Re: [PATCH] mm/vmscan: respect cpuset policy during page demotion

From: Aneesh Kumar K V
Date: Wed Oct 26 2022 - 06:42:56 EST


On 10/26/22 2:49 PM, Michal Hocko wrote:
> On Wed 26-10-22 16:00:13, Feng Tang wrote:
>> On Wed, Oct 26, 2022 at 03:49:48PM +0800, Aneesh Kumar K V wrote:
>>> On 10/26/22 1:13 PM, Feng Tang wrote:
>>>> In page reclaim path, memory could be demoted from faster memory tier
>>>> to slower memory tier. Currently, there is no check about cpuset's
>>>> memory policy, that even if the target demotion node is not allowd
>>>> by cpuset, the demotion will still happen, which breaks the cpuset
>>>> semantics.
>>>>
>>>> So add cpuset policy check in the demotion path and skip demotion
>>>> if the demotion targets are not allowed by cpuset.
>>>>
>>>
>>> What about the vma policy or the task memory policy? Shouldn't we respect
>>> those memory policy restrictions while demoting the page?
>>
>> Good question! We have some basic patches to consider memory policy
>> in demotion path too, which are still under test, and will be posted
>> soon. And the basic idea is similar to this patch.
>
> For that you need to consult each vma and it's owning task(s) and that
> to me sounds like something to be done in folio_check_references.
> Relying on memcg to get a cpuset cgroup is really ugly and not really
> 100% correct. Memory controller might be disabled and then you do not
> have your association anymore.
>

I was looking at this recently and I am wondering whether we should worry about VM_SHARE
vmas.

ie, page_to_policy() can just reverse lookup just one VMA and fetch the policy right?
if it VM_SHARE it will be a shared policy we can find using vma->vm_file?
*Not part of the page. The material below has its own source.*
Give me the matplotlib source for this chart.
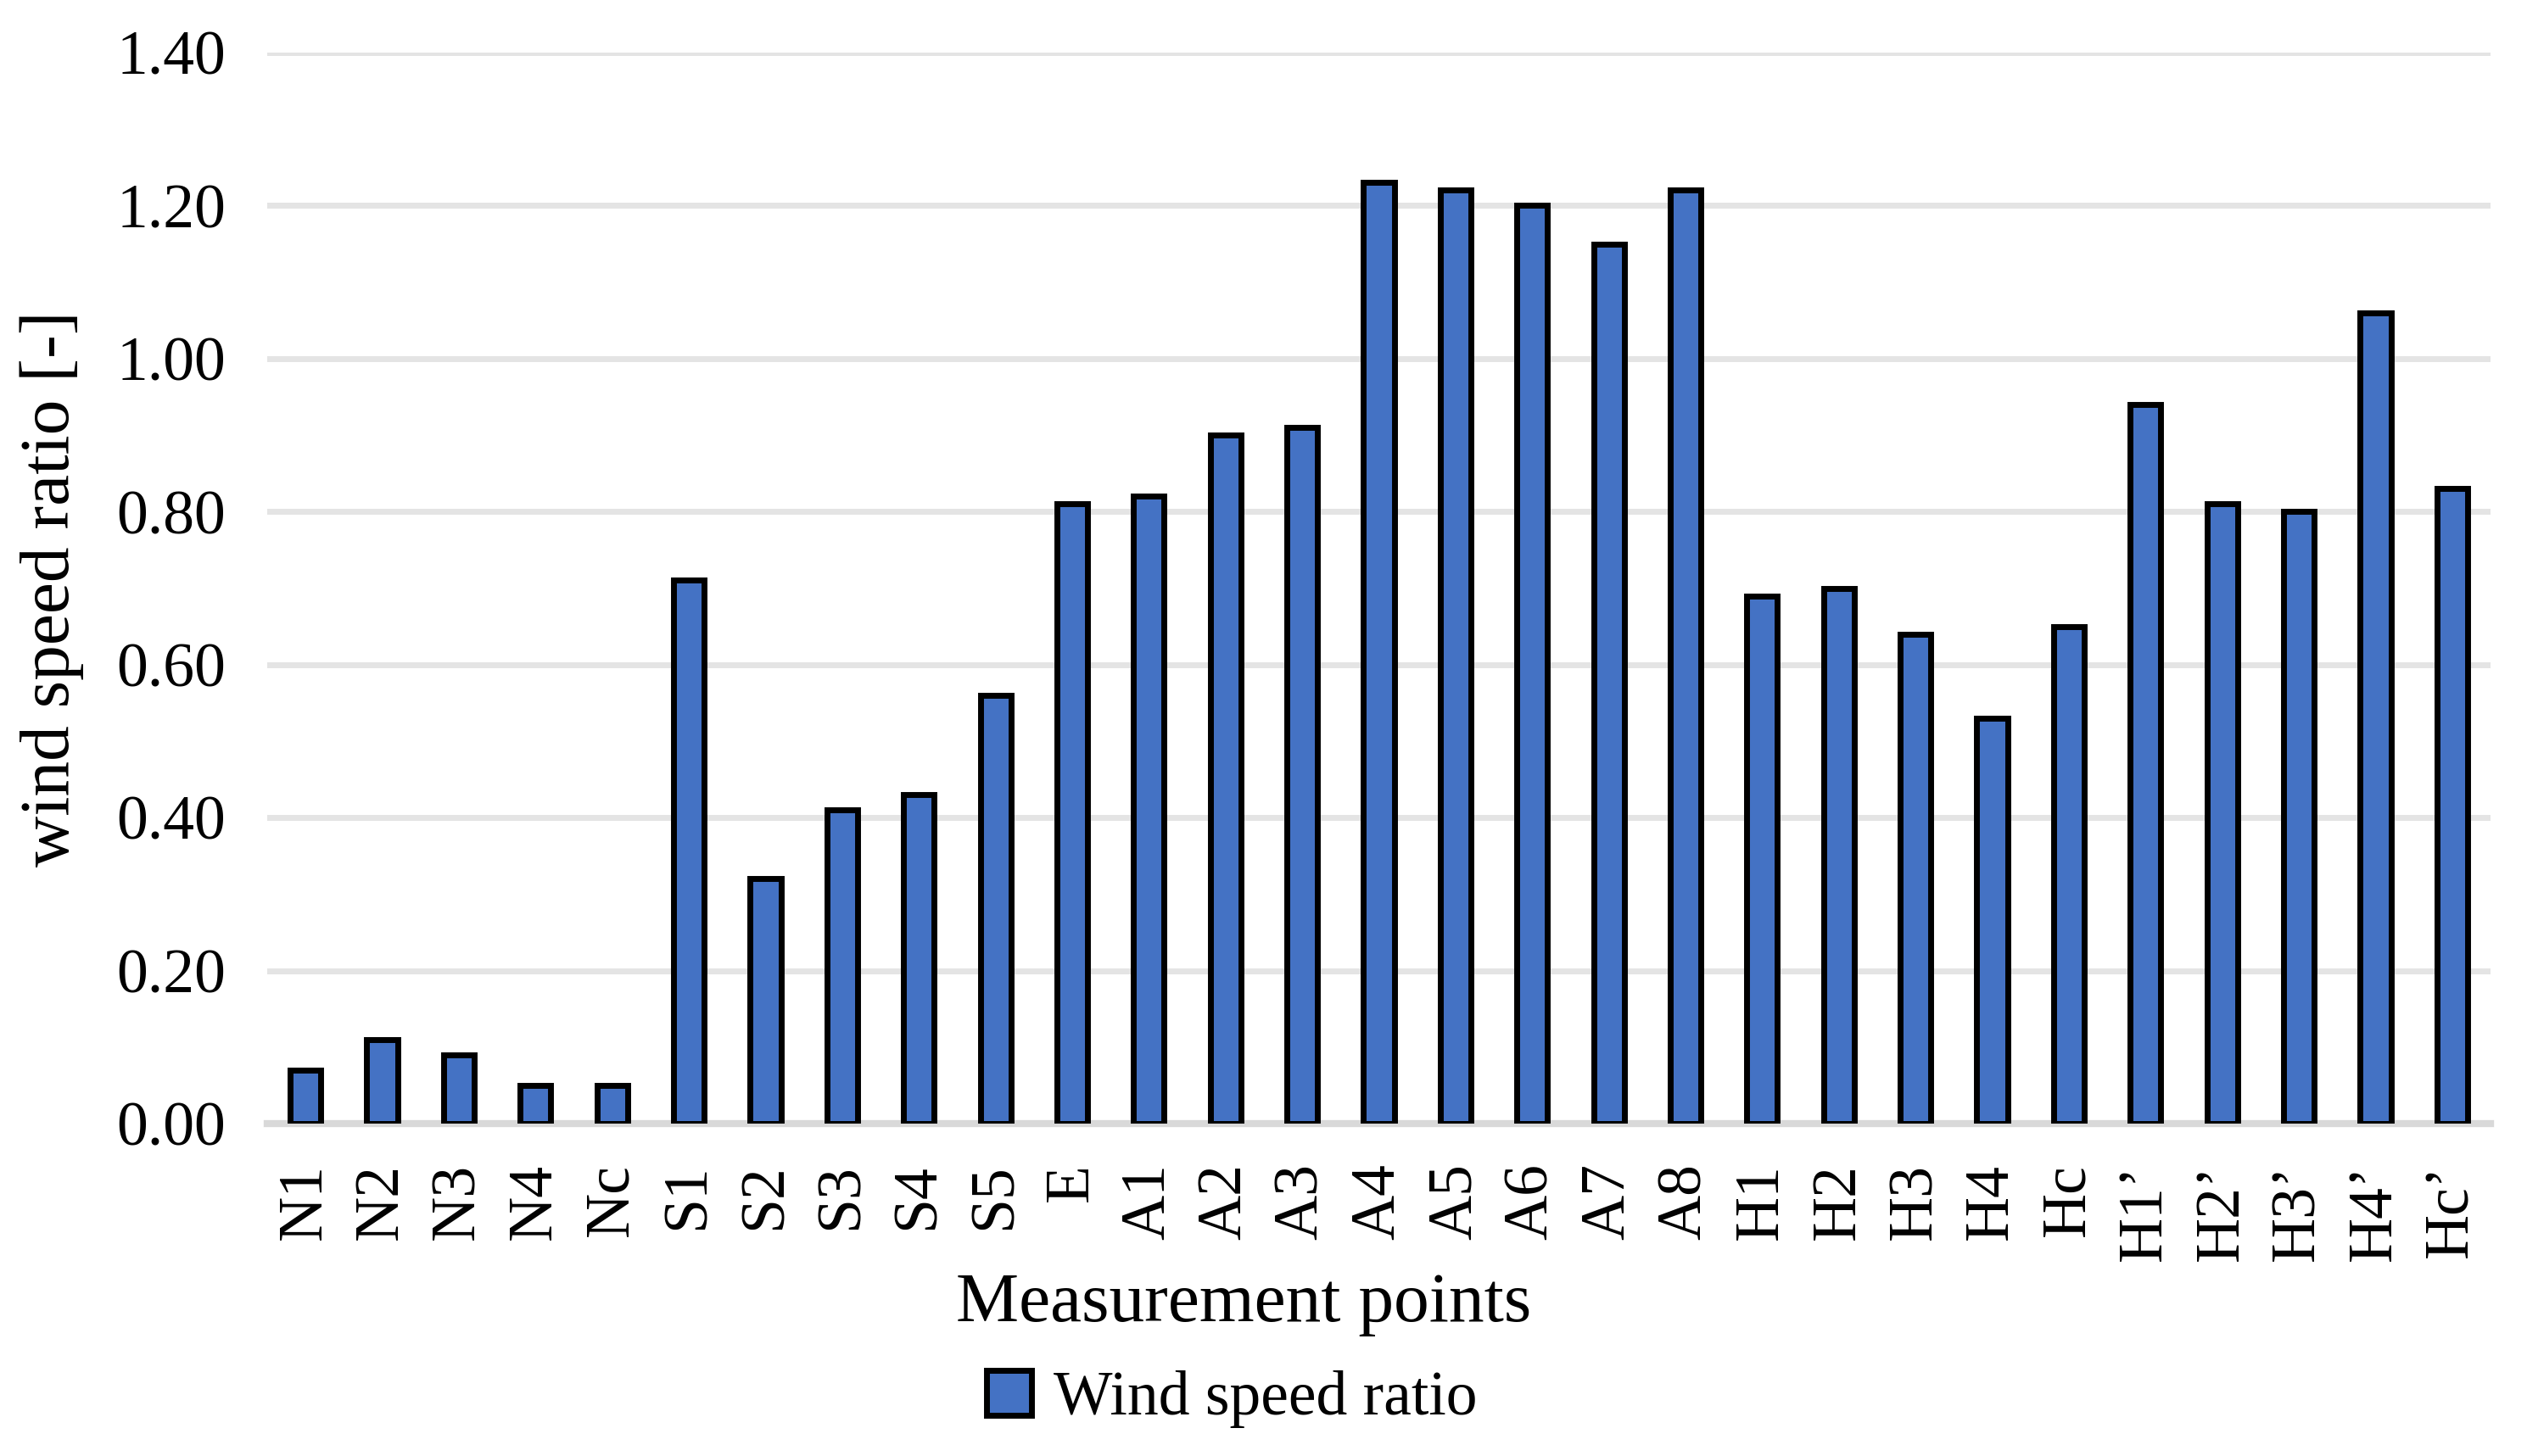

For non anonymous and anon vma not having any policy set it is owning task vma->vm_mm->owner task policy ?
We don't worry about multiple tasks that can be possibly sharing that page right?

> This all can get quite expensive so the primary question is, does the
> existing behavior generates any real issues or is this more of an
> correctness exercise? I mean it certainly is not great to demote to an
> incompatible numa node but are there any reasonable configurations when
> the demotion target node is explicitly excluded from memory
> policy/cpuset?

I guess vma policy is important. Applications want to make sure that they don't
have variable performance and they go to lengths to avoid that by using MEM_BIND.
So if they access the memory they always know access is satisfied from a specific
set of NUMA nodes. Swapin can cause performance impact but then all continued
access will be from a specific NUMA nodes. With slow memory demotion that is
not going to be the case. Large in-memory database applications are observed to
be sensitive to these access latencies.